South Korea will start a full-fledged food service on Sunday for its athletes and delegates out of a hotel near the Olympic Village in Tokyo, according to a report by the country’s Yonhap news agency.

The decision reflects South Korea’s concerns that meals containing ingredients from Fukushima Prefecture, home to the disaster-stricken Fukushima No. 1 nuclear power station, may be served in the Olympic Village.

Some 420 meals per day will be delivered from the hotel to South Korean athletes and others at Olympic venues and training areas, the report said.

From South Korea, 14 cooks, as well as nutritionists and others, have arrived in Japan, bringing over ingredients including Korean pickles. They plan to conduct radiation checks on ingredients procured in Japan, according to the report.

On its website, the World Health Organization says that, “Since the early phase of the (March 11, 2011, disaster), the Japanese authorities have monitored food contamination closely and implemented protective measures to prevent sale and distribution of contaminated food in Japan and outside of Japan.”

In the Olympic Village, meanwhile, the South Korean team displayed a banner associated with a historical figure who fought against a Japanese invasion.

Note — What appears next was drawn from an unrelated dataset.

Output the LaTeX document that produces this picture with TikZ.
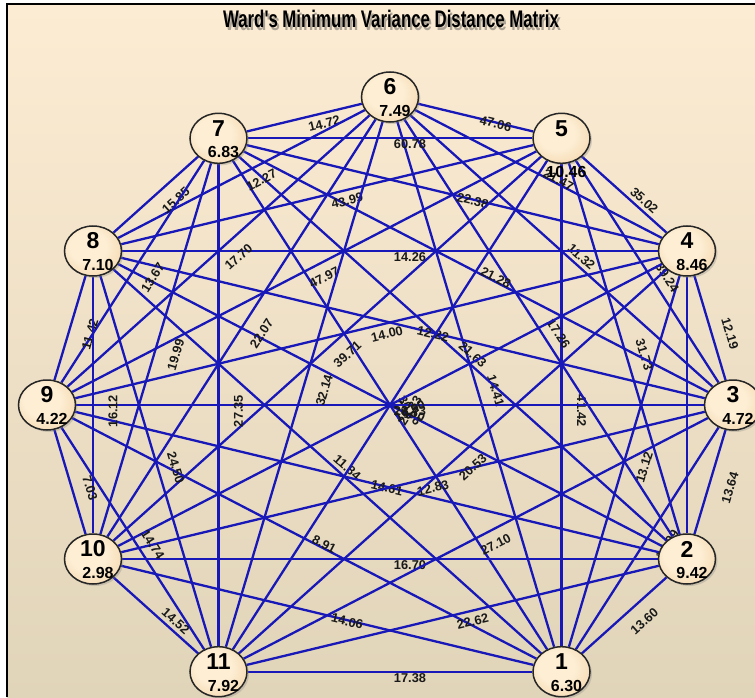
\documentclass[tikz,border=0pt]{standalone}
\usepackage{fontspec}
\setmainfont{Liberation Sans}
\newfontfamily\headfont[FakeStretch=0.7]{Liberation Sans}
\usetikzlibrary{shapes.geometric,shadows}

\pgfdeclarelayer{backdrop}
\pgfdeclarelayer{wires}
\pgfsetlayers{backdrop,wires,main}

\definecolor{wireblue}{RGB}{24,24,184}
\definecolor{paneltop}{RGB}{252,236,211}
\definecolor{panelbottom}{RGB}{224,212,185}
\definecolor{ballin}{RGB}{253,238,212}
\definecolor{ballmid}{RGB}{243,212,168}
\definecolor{ballout}{RGB}{214,172,122}

% light spot a little up and left of the centre of each cluster
\pgfdeclareradialshading{ballshade}{\pgfpoint{-6bp}{6bp}}{%
  color(0bp)=(ballin); color(16bp)=(ballin); color(36bp)=(ballmid);
  color(50bp)=(ballout); color(60bp)=(ballout)}

\begin{document}
\begin{tikzpicture}[
    x=.5pt,y=.5pt,
    wire/.style={wireblue,line width=1.15pt},
    weight/.style={font=\bfseries\fontsize{6.4}{7}\selectfont,inner sep=0pt,text=black!90},
    vertex/.style={ellipse,draw=black!85,line width=.75pt,minimum width=28.5pt,
      minimum height=25pt,inner sep=0pt,shading=ballshade,
      drop shadow={opacity=.3,shadow xshift=1pt,shadow yshift=-1pt}},
    vnum/.style={font=\bfseries\fontsize{11.5}{12}\selectfont,inner sep=0pt},
    vval/.style={font=\bfseries\fontsize{8}{9}\selectfont,inner sep=0pt},
    heading/.style={font=\headfont\bfseries\fontsize{12}{14}\selectfont,inner sep=0pt}
  ]
    \useasboundingbox (-390,-292) rectangle (365,405);

    % Panel: white margin, framed gradient card running off right and bottom.
    \begin{pgfonlayer}{backdrop}
      \fill[white] (-390,-292) rectangle (365,405);
      \shade[top color=paneltop,bottom color=panelbottom] (-383,-292) rectangle (365,401);
      \draw[black,line width=.7pt] (-383,-292) |- (365,401);
    \end{pgfonlayer}

    \node[heading,text=black!70,opacity=.45] (title-shadow) at (3,383) {Ward's Minimum Variance Distance Matrix};
    \node[heading] (title) at (1,386) {Ward's Minimum Variance Distance Matrix};

    % Clusters on an ellipse; the slot at six o'clock stays empty.
    \foreach \k/\px/\py/\val/\drop in {
        1/171.5/-266.7/6.30/-14, 2/297/-154/9.42/-14, 3/343/0/4.72/-14,
        4/297/154/8.46/-14, 5/171.5/266.7/10.46/-34, 6/0/308/7.49/-14,
        7/-171.5/266.7/6.83/-14, 8/-297/154/7.10/-14, 9/-343/0/4.22/-14,
        10/-297/-154/2.98/-14, 11/-171.5/-266.7/7.92/-14}{
      \node[vertex] (n\k) at (\px,\py) {};
      \node[vnum] (n\k-id) at ([shift={(0,10)}]n\k.center) {\k};
      \node[vval] (n\k-val) at ([shift={(5,\drop)}]n\k.center) {\val};
    }

    % Every pair of clusters is joined; distances sit just right of the midpoint.
    \begin{pgfonlayer}{wires}
      \draw[wire] (n4) -- (n2);
      \foreach \p/\q/\w in {
          n2/n1/13.60, n3/n1/14.09, n4/n1/13.12, n5/n1/41.42, n6/n1/14.41,
          n7/n1/30.06, n8/n1/11.84, n9/n1/8.91, n10/n1/14.06, n11/n1/17.38,
          n3/n2/13.64, n5/n2/31.73, n6/n2/17.26, n7/n2/21.63, n8/n2/25.50,
          n9/n2/14.61, n10/n2/16.70, n11/n2/22.62,
          n4/n3/12.19, n5/n3/39.24, n6/n3/11.32, n7/n3/21.28, n8/n3/12.22,
          n9/n3/23.73, n10/n3/12.83, n11/n3/27.10,
          n5/n4/35.02, n6/n4/21.47, n7/n4/22.38, n8/n4/14.26, n9/n4/14.00,
          n10/n4/19.50, n11/n4/20.53,
          n6/n5/47.06, n7/n5/60.78, n8/n5/43.99, n9/n5/47.97, n10/n5/39.71,
          n11/n5/28.33,
          n7/n6/14.72, n8/n6/12.27, n9/n6/17.70, n10/n6/22.07, n11/n6/32.14,
          n8/n7/15.85, n9/n7/13.67, n10/n7/19.99, n11/n7/27.35,
          n9/n8/11.42, n10/n8/16.12, n11/n8/24.50,
          n10/n9/7.03, n11/n9/14.74,
          n11/n10/14.52}{
        \draw[wire] (\p) -- (\q);
        \path ([shift={(20,-6)}]\p.center) -- ([shift={(20,-6)}]\q.center)
          node[weight,midway,sloped] {\w};
      }
    \end{pgfonlayer}
  \end{tikzpicture}
\end{document}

The South Korean team has agreed to remove the banner, following the International Olympic Committee’s complaint that it violated the Olympic Charter’s Rule 50, which bans political, religious or racial advertising during the games.

“I have been informed that the banners have been taken down by the South Korean Olympic Committee,” IOC President Thomas Bach told a news conference.

“This obviously happened on the request of the IOC because the guidelines are also saying very clearly that the Olympic Village is one of the protected areas where the athletes can live peacefully together without having to face any kind of divisive messages,” he said.

This is not the first time the two countries have been at odds over flags and symbols during the Olympics.

Despite having normalized ties in 1965, relations between the two countries have often been strained, largely over Japan’s colonial rule of the Korean Peninsula in the past.

At the 2018 Winter Olympics in South Korea, Japan complained over fans waving a Korean Peninsula flag depicting disputed islands in the sea between the two nations, known as Dokdo in Korean and Takeshima in Japanese.

South Korea also asked the IOC in 2019 to bar Japan from using the Rising Sun flag at the games. The flag is often criticized as being a symbol of Japan’s imperialist past.